BRAVO GiRL! erhielt eine öffentliche Rüge für einen Artikel über die Selbsttötung einer 15-jährigen Schülerin in den USA. Das Mädchen, das von seinen Mitschülern gemobbt wurde, hatte sich zu Hause erhängt. Die Jugendzeitschrift schilderte in dem Betrag den Suizid so minutiös, als sei sie selbst Augenzeuge gewesen. So hieß es u.a. „Vorsichtig bindet sie ihn zu einer Schlinge. Ihre schmalen Finger zittern“. Durch diese Art der Darstellung wurde die in Ziffer 8, RL. 8.5 geforderte Zurückhaltung bei der Berichterstattung über Suizide grob missachtet.
Richtlinie 8.5 – Selbsttötung
Die Berichterstattung über Selbsttötung gebietet Zurückhaltung. Dies gilt insbesondere für die Nennung von Namen und die Schilderung näherer Begleitumstände. Eine Ausnahme ist beispielsweise dann zu rechtfertigen, wenn es sich um einen Vorfall der Zeitgeschichte von öffentlichem Interesse handelt.

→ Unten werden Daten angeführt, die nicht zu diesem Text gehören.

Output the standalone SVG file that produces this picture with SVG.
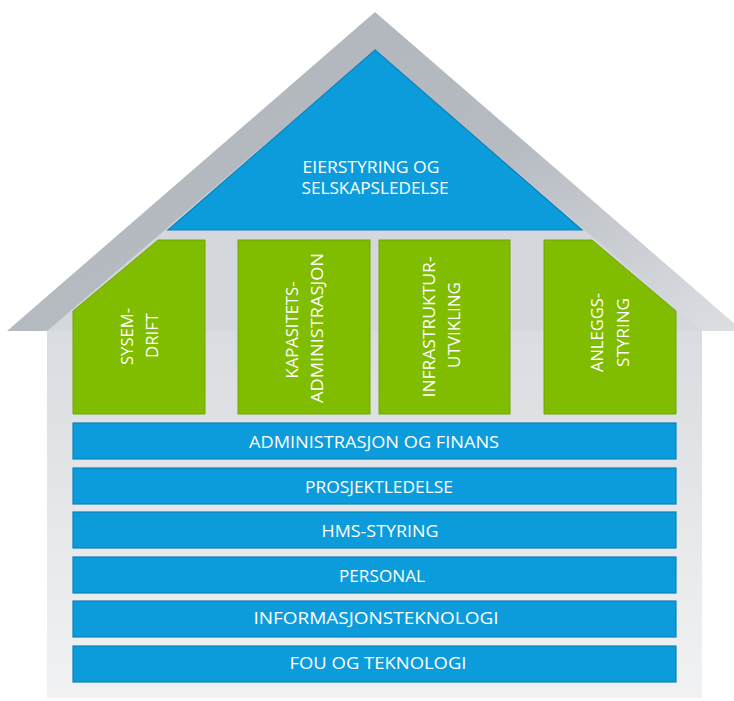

Mit Formulierungen wie „Phoebe wollte sterben, weil sie zu hübsch war“ emotionalisierte die Redaktion den Suizid zudem so stark, dass der Beschwerdeausschuss eine unangemessen sensationelle Darstellung nach Ziffer 11 feststellte.
Ziffer 11 - Sensationsberichterstattung, Jugendschutz
Die Presse verzichtet auf eine unangemessen sensationelle Darstellung von Gewalt, Brutalität und Leid. Die Presse beachtet den Jugendschutz.
Die FERNSEHWOCHE wurde gerügt für die Veröffentlichung einer Anzeige für ein medizinisches Präparat. Die Werbung war in Form eines redaktionellen Beitrages gestaltet. Es bestand Verwechslungsgefahr mit einem redaktionellen Artikel. Die in Richtlinie 7.1 geforderte klare Abgrenzung zwischen Redaktion und Werbung war somit nicht gegeben.
Richtlinie 7.1 – Trennung von redaktionellem Text und Anzeigen
Bezahlte Veröffentlichungen müssen so gestaltet sein, dass sie als Werbung für den Leser erkennbar sind. Die Abgrenzung vom redaktionellen Teil kann durch Kennzeichnung und/oder Gestaltung erfolgen. Im Übrigen gelten die werberechtlichen Regelungen.
Das KICKER WM-Sonderheft 2010 enthielt Mannschaftsfotos der an der Fußball WM-Endrunde teilnehmenden 32 Mannschaften. Auf den Fotos der von Puma ausgerüsteten Teams, insgesamt sieben, war in vier Fällen der Schriftzug „Puma“ zu lesen. Die anderen drei Bilder enthielten grafische Elemente, die auch in einer Anzeige des Ausrüsters enthalten waren. Im Namenszug und in den grafischen Elementen erkannte der Ausschuss Schleichwerbung nach Richtlinie 7.2 und sprach ebenfalls eine öffentliche Rüge aus.
Richtlinie 7.2 – Schleichwerbung
Redaktionelle Veröffentlichungen, die auf Unternehmen, ihre Erzeugnisse, Leistungen oder Veranstaltungen hinweisen, dürfen nicht die Grenze zur Schleichwerbung überschreiten. Eine Überschreitung liegt insbesondere nahe, wenn die Veröffentlichung über ein begründetes öffentliches Interesse oder das Informationsinteresse der Leser hinausgeht oder von dritter Seite bezahlt bzw. durch geldwerte Vorteile belohnt wird.
Die Glaubwürdigkeit der Presse als Informationsquelle gebietet besondere Sorgfalt beim Umgang mit PR-Material.
Insgesamt wurden in den drei Beschwerdeausschüssen 126 Beschwerden behandelt. Neben den fünf öffentlichen und zwei nicht-öffentlichen Rügen gab es 27 Missbilligungen und 22 Hinweise. In 56 Fällen wurden die Beschwerden als unbegründet erachtet. In neun Fällen wurde die Beschwerde als begründet angesehen, auf eine Maßnahme wurde verzichtet. In fünf Fällen gab es mehrere Beschwerdeführer gegen eine Publikation, die Maßnahme wird jedoch nur einmal gezählt.